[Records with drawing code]
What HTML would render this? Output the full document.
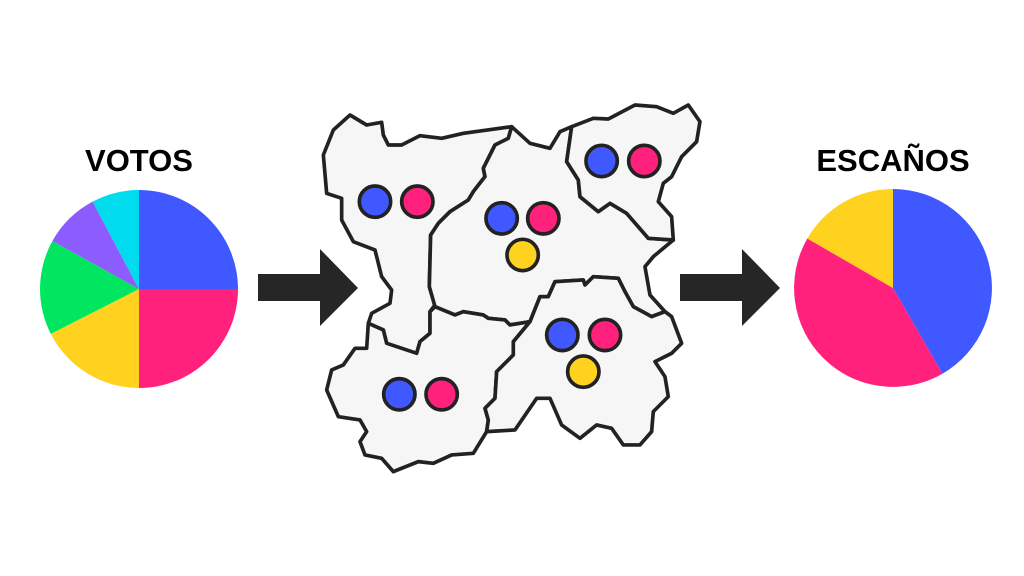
<!DOCTYPE html>
<html><head><meta charset="utf-8"><style>
html,body{margin:0;padding:0;background:#fff;}
svg{display:block;}
</style></head><body>
<svg width="1024" height="576" viewBox="0 0 1024 576" xmlns="http://www.w3.org/2000/svg">
<rect width="1024" height="576" fill="#fff"/>
<text x="139" y="171" text-anchor="middle" font-family="Liberation Sans, sans-serif" font-weight="bold" font-size="31" fill="#000">VOTOS</text>
<text x="893" y="171" text-anchor="middle" font-family="Liberation Sans, sans-serif" font-weight="bold" font-size="31" fill="#000">ESCAÑOS</text>
<!-- left pie -->
<path d="M139,289 L139,190 A99,99 0 0 1 238,289 Z" fill="#4058ff"/>
<path d="M139,289 L238,289 A99,99 0 0 1 139,388 Z" fill="#ff217c"/>
<path d="M139,289 L139,388 A99,99 0 0 1 50.8,333.9 Z" fill="#ffd21f"/>
<path d="M139,289 L50.8,333.9 A99,99 0 0 1 52.4,241 Z" fill="#00e660"/>
<path d="M139,289 L52.4,241 A99,99 0 0 1 92.6,201.6 Z" fill="#8c5cff"/>
<path d="M139,289 L92.6,201.6 A99,99 0 0 1 139,190 Z" fill="#00dcee"/>
<!-- right pie -->
<path d="M893,288 L893,189 A99,99 0 0 1 942.5,373.7 Z" fill="#4058ff"/>
<path d="M893,288 L942.5,373.7 A99,99 0 0 1 807.3,238.5 Z" fill="#ff217c"/>
<path d="M893,288 L807.3,238.5 A99,99 0 0 1 893,189 Z" fill="#ffd21f"/>
<!-- arrows -->
<polygon points="258,274 320,274 320,249 358,288 320,326 320,301 258,301" fill="#262626"/>
<polygon points="680,274 742,274 742,249 780,288 742,326 742,301 680,301" fill="#262626"/>
<!-- map -->
<g transform="translate(320,95) scale(0.3333)" fill="#f6f6f6" stroke="#222" stroke-width="11" stroke-linejoin="round">
<polygon points="90,60 140,90 185,82 190,120 205,150 245,150 300,122 365,130 430,115 575,95 565,130 525,150 490,220 495,245 460,290 445,315 390,350 355,385 332,420 328,575 345,630 330,650 330,715 300,740 290,775 200,745 190,705 145,685 155,655 210,625 215,585 185,545 165,465 100,440 65,375 65,310 20,295 10,180 40,105"/>
<polygon points="575,95 630,145 690,160 720,110 755,95 740,200 775,255 780,305 835,350 870,325 920,355 985,430 1060,435 1000,485 975,515 990,600 1035,650 995,665 940,635 915,590 895,550 820,545 795,570 790,555 705,560 685,605 660,605 630,680 570,690 555,675 505,670 490,660 430,650 405,660 345,635 328,575 332,420 355,385 390,350 445,315 460,290 495,245 490,220 525,150 565,130"/>
<polygon points="755,95 820,70 865,72 945,30 1010,35 1060,55 1105,30 1140,80 1130,140 1085,185 1055,245 1030,265 1015,320 1055,365 1060,435 985,430 920,355 870,325 835,350 780,305 775,255 740,200"/>
<polygon points="345,635 405,660 430,650 490,660 505,670 555,675 570,690 630,680 580,740 580,780 530,830 525,910 495,940 505,975 500,1010 460,1075 395,1080 340,1105 295,1100 220,1130 185,1090 135,1080 120,1040 140,1010 120,975 55,965 20,885 35,825 70,810 105,760 140,760 145,685 190,705 200,745 290,775 300,740 330,715 330,650"/>
<polygon points="630,680 660,605 685,605 705,560 790,555 795,570 820,545 895,550 915,590 940,635 995,665 1035,650 1055,665 1085,745 1055,775 1005,800 1035,845 1045,905 1000,950 995,1010 960,1050 910,1050 875,1000 830,990 780,1030 725,990 690,910 650,910 585,1005 500,1010 505,975 495,940 525,910 530,830 580,780 580,740"/>
<g stroke-width="11">
<circle cx="165" cy="320" r="47" fill="#4058ff"/><circle cx="292" cy="320" r="47" fill="#ff217c"/>
<circle cx="545" cy="370" r="47" fill="#4058ff"/><circle cx="670" cy="370" r="47" fill="#ff217c"/><circle cx="608" cy="480" r="47" fill="#ffd21f"/>
<circle cx="845" cy="198" r="47" fill="#4058ff"/><circle cx="973" cy="198" r="47" fill="#ff217c"/>
<circle cx="727" cy="720" r="47" fill="#4058ff"/><circle cx="855" cy="720" r="47" fill="#ff217c"/><circle cx="790" cy="830" r="47" fill="#ffd21f"/>
<circle cx="238" cy="898" r="47" fill="#4058ff"/><circle cx="365" cy="898" r="47" fill="#ff217c"/>
</g>
</g>
</svg>
</body></html>
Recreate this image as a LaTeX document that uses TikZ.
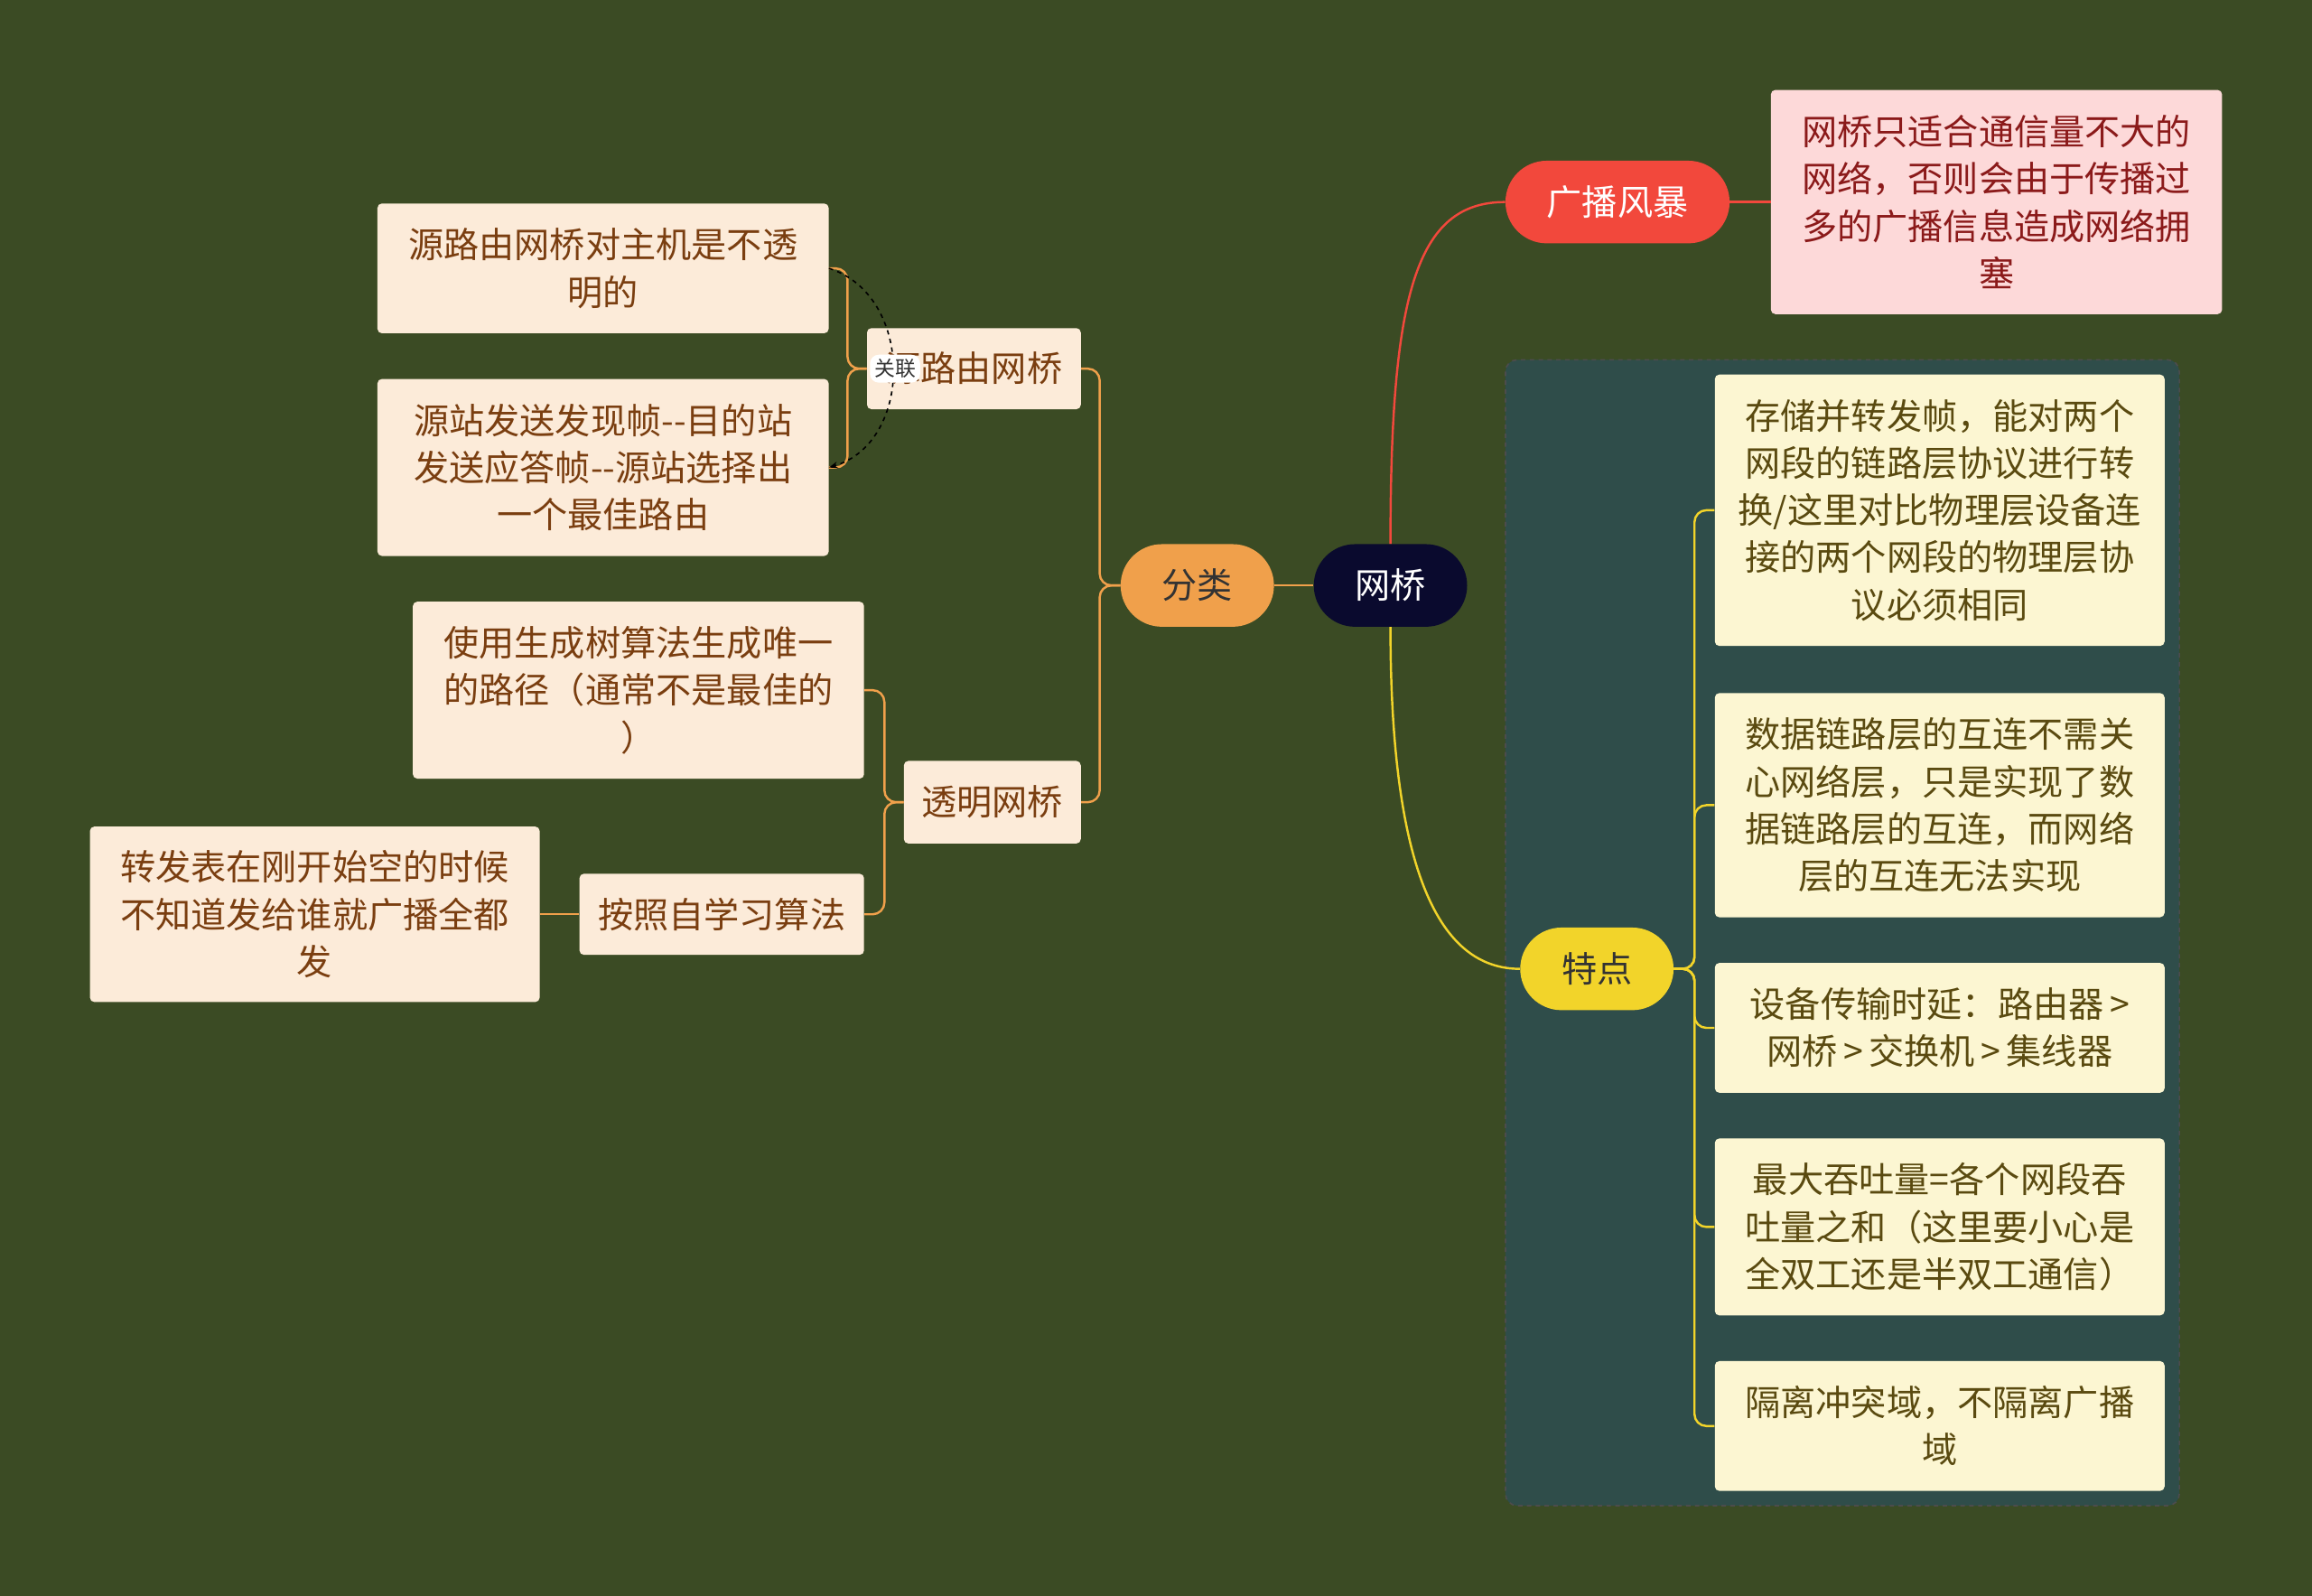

[Objective]: Every record gets retyped exactly; no picture goes into the copy.

[Response to the task]:
What HTML would render this? Output the full document.
<!DOCTYPE html>
<html><head><meta charset="utf-8"><style>
html,body{margin:0;padding:0;background:#fff;}
svg{display:block;}
</style></head><body>
<svg width="1024" height="576" viewBox="0 0 1024 576" xmlns="http://www.w3.org/2000/svg">
<rect width="1024" height="576" fill="#fff"/>
<text x="139" y="171" text-anchor="middle" font-family="Liberation Sans, sans-serif" font-weight="bold" font-size="31" fill="#000">VOTOS</text>
<text x="893" y="171" text-anchor="middle" font-family="Liberation Sans, sans-serif" font-weight="bold" font-size="31" fill="#000">ESCAÑOS</text>
<!-- left pie -->
<path d="M139,289 L139,190 A99,99 0 0 1 238,289 Z" fill="#4058ff"/>
<path d="M139,289 L238,289 A99,99 0 0 1 139,388 Z" fill="#ff217c"/>
<path d="M139,289 L139,388 A99,99 0 0 1 50.8,333.9 Z" fill="#ffd21f"/>
<path d="M139,289 L50.8,333.9 A99,99 0 0 1 52.4,241 Z" fill="#00e660"/>
<path d="M139,289 L52.4,241 A99,99 0 0 1 92.6,201.6 Z" fill="#8c5cff"/>
<path d="M139,289 L92.6,201.6 A99,99 0 0 1 139,190 Z" fill="#00dcee"/>
<!-- right pie -->
<path d="M893,288 L893,189 A99,99 0 0 1 942.5,373.7 Z" fill="#4058ff"/>
<path d="M893,288 L942.5,373.7 A99,99 0 0 1 807.3,238.5 Z" fill="#ff217c"/>
<path d="M893,288 L807.3,238.5 A99,99 0 0 1 893,189 Z" fill="#ffd21f"/>
<!-- arrows -->
<polygon points="258,274 320,274 320,249 358,288 320,326 320,301 258,301" fill="#262626"/>
<polygon points="680,274 742,274 742,249 780,288 742,326 742,301 680,301" fill="#262626"/>
<!-- map -->
<g transform="translate(320,95) scale(0.3333)" fill="#f6f6f6" stroke="#222" stroke-width="11" stroke-linejoin="round">
<polygon points="90,60 140,90 185,82 190,120 205,150 245,150 300,122 365,130 430,115 575,95 565,130 525,150 490,220 495,245 460,290 445,315 390,350 355,385 332,420 328,575 345,630 330,650 330,715 300,740 290,775 200,745 190,705 145,685 155,655 210,625 215,585 185,545 165,465 100,440 65,375 65,310 20,295 10,180 40,105"/>
<polygon points="575,95 630,145 690,160 720,110 755,95 740,200 775,255 780,305 835,350 870,325 920,355 985,430 1060,435 1000,485 975,515 990,600 1035,650 995,665 940,635 915,590 895,550 820,545 795,570 790,555 705,560 685,605 660,605 630,680 570,690 555,675 505,670 490,660 430,650 405,660 345,635 328,575 332,420 355,385 390,350 445,315 460,290 495,245 490,220 525,150 565,130"/>
<polygon points="755,95 820,70 865,72 945,30 1010,35 1060,55 1105,30 1140,80 1130,140 1085,185 1055,245 1030,265 1015,320 1055,365 1060,435 985,430 920,355 870,325 835,350 780,305 775,255 740,200"/>
<polygon points="345,635 405,660 430,650 490,660 505,670 555,675 570,690 630,680 580,740 580,780 530,830 525,910 495,940 505,975 500,1010 460,1075 395,1080 340,1105 295,1100 220,1130 185,1090 135,1080 120,1040 140,1010 120,975 55,965 20,885 35,825 70,810 105,760 140,760 145,685 190,705 200,745 290,775 300,740 330,715 330,650"/>
<polygon points="630,680 660,605 685,605 705,560 790,555 795,570 820,545 895,550 915,590 940,635 995,665 1035,650 1055,665 1085,745 1055,775 1005,800 1035,845 1045,905 1000,950 995,1010 960,1050 910,1050 875,1000 830,990 780,1030 725,990 690,910 650,910 585,1005 500,1010 505,975 495,940 525,910 530,830 580,780 580,740"/>
<g stroke-width="11">
<circle cx="165" cy="320" r="47" fill="#4058ff"/><circle cx="292" cy="320" r="47" fill="#ff217c"/>
<circle cx="545" cy="370" r="47" fill="#4058ff"/><circle cx="670" cy="370" r="47" fill="#ff217c"/><circle cx="608" cy="480" r="47" fill="#ffd21f"/>
<circle cx="845" cy="198" r="47" fill="#4058ff"/><circle cx="973" cy="198" r="47" fill="#ff217c"/>
<circle cx="727" cy="720" r="47" fill="#4058ff"/><circle cx="855" cy="720" r="47" fill="#ff217c"/><circle cx="790" cy="830" r="47" fill="#ffd21f"/>
<circle cx="238" cy="898" r="47" fill="#4058ff"/><circle cx="365" cy="898" r="47" fill="#ff217c"/>
</g>
</g>
</svg>
</body></html>
Recreate this image as a LaTeX document that uses TikZ.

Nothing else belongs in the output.